Your goal >> Please copy all the lines that follow, word for word.

Data segment >>
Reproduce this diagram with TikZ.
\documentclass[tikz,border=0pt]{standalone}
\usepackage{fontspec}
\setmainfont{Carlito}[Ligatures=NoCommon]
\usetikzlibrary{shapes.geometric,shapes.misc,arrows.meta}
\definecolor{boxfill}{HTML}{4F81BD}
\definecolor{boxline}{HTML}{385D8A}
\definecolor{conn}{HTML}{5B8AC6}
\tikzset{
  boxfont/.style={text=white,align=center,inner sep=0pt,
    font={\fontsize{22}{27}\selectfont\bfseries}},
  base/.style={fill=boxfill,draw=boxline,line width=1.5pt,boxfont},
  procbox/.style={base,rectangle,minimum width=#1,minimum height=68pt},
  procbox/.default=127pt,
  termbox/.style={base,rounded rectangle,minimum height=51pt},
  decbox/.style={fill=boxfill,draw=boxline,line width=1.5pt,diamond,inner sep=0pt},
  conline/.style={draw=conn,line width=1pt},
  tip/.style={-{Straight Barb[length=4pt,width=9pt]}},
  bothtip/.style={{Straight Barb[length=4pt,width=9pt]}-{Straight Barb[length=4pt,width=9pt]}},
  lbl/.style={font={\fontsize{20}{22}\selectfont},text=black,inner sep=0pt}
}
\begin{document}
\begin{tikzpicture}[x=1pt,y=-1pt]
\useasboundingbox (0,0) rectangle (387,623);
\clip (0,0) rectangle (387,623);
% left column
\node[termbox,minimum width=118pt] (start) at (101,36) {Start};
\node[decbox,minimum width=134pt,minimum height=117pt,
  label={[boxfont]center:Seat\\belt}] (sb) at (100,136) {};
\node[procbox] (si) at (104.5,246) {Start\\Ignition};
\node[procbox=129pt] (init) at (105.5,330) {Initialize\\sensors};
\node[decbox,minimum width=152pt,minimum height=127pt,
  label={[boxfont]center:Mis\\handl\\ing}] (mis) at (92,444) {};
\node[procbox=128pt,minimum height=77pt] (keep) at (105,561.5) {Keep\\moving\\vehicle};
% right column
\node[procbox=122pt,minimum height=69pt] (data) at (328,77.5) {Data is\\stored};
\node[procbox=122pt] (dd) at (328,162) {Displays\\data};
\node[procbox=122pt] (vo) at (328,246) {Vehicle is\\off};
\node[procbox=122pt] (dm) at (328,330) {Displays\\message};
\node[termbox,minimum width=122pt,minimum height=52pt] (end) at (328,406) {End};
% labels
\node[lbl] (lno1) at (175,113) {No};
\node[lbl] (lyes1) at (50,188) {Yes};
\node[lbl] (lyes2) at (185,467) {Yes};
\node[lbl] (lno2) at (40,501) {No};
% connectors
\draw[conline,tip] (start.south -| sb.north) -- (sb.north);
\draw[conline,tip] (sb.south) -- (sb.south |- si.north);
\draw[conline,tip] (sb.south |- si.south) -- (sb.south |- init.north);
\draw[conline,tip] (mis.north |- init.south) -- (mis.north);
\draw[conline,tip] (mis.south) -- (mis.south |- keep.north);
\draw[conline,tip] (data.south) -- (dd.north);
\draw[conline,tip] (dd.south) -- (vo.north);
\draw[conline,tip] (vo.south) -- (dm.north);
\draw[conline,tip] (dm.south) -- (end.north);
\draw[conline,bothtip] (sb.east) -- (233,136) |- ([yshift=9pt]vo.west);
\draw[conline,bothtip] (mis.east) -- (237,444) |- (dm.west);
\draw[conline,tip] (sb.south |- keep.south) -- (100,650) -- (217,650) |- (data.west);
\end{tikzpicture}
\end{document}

Result of this task >>
Reproduce this diagram with TikZ.
\documentclass[tikz,border=0pt]{standalone}
\usepackage{fontspec}
\setmainfont{Carlito}[Ligatures=NoCommon]
\usetikzlibrary{shapes.geometric,shapes.misc,arrows.meta}
\definecolor{boxfill}{HTML}{4F81BD}
\definecolor{boxline}{HTML}{385D8A}
\definecolor{conn}{HTML}{5B8AC6}
\tikzset{
  boxfont/.style={text=white,align=center,inner sep=0pt,
    font={\fontsize{22}{27}\selectfont\bfseries}},
  base/.style={fill=boxfill,draw=boxline,line width=1.5pt,boxfont},
  procbox/.style={base,rectangle,minimum width=#1,minimum height=68pt},
  procbox/.default=127pt,
  termbox/.style={base,rounded rectangle,minimum height=51pt},
  decbox/.style={fill=boxfill,draw=boxline,line width=1.5pt,diamond,inner sep=0pt},
  conline/.style={draw=conn,line width=1pt},
  tip/.style={-{Straight Barb[length=4pt,width=9pt]}},
  bothtip/.style={{Straight Barb[length=4pt,width=9pt]}-{Straight Barb[length=4pt,width=9pt]}},
  lbl/.style={font={\fontsize{20}{22}\selectfont},text=black,inner sep=0pt}
}
\begin{document}
\begin{tikzpicture}[x=1pt,y=-1pt]
\useasboundingbox (0,0) rectangle (387,623);
\clip (0,0) rectangle (387,623);
% left column
\node[termbox,minimum width=118pt] (start) at (101,36) {Start};
\node[decbox,minimum width=134pt,minimum height=117pt,
  label={[boxfont]center:Seat\\belt}] (sb) at (100,136) {};
\node[procbox] (si) at (104.5,246) {Start\\Ignition};
\node[procbox=129pt] (init) at (105.5,330) {Initialize\\sensors};
\node[decbox,minimum width=152pt,minimum height=127pt,
  label={[boxfont]center:Mis\\handl\\ing}] (mis) at (92,444) {};
\node[procbox=128pt,minimum height=77pt] (keep) at (105,561.5) {Keep\\moving\\vehicle};
% right column
\node[procbox=122pt,minimum height=69pt] (data) at (328,77.5) {Data is\\stored};
\node[procbox=122pt] (dd) at (328,162) {Displays\\data};
\node[procbox=122pt] (vo) at (328,246) {Vehicle is\\off};
\node[procbox=122pt] (dm) at (328,330) {Displays\\message};
\node[termbox,minimum width=122pt,minimum height=52pt] (end) at (328,406) {End};
% labels
\node[lbl] (lno1) at (175,113) {No};
\node[lbl] (lyes1) at (50,188) {Yes};
\node[lbl] (lyes2) at (185,467) {Yes};
\node[lbl] (lno2) at (40,501) {No};
% connectors
\draw[conline,tip] (start.south -| sb.north) -- (sb.north);
\draw[conline,tip] (sb.south) -- (sb.south |- si.north);
\draw[conline,tip] (sb.south |- si.south) -- (sb.south |- init.north);
\draw[conline,tip] (mis.north |- init.south) -- (mis.north);
\draw[conline,tip] (mis.south) -- (mis.south |- keep.north);
\draw[conline,tip] (data.south) -- (dd.north);
\draw[conline,tip] (dd.south) -- (vo.north);
\draw[conline,tip] (vo.south) -- (dm.north);
\draw[conline,tip] (dm.south) -- (end.north);
\draw[conline,bothtip] (sb.east) -- (233,136) |- ([yshift=9pt]vo.west);
\draw[conline,bothtip] (mis.east) -- (237,444) |- (dm.west);
\draw[conline,tip] (sb.south |- keep.south) -- (100,650) -- (217,650) |- (data.west);
\end{tikzpicture}
\end{document}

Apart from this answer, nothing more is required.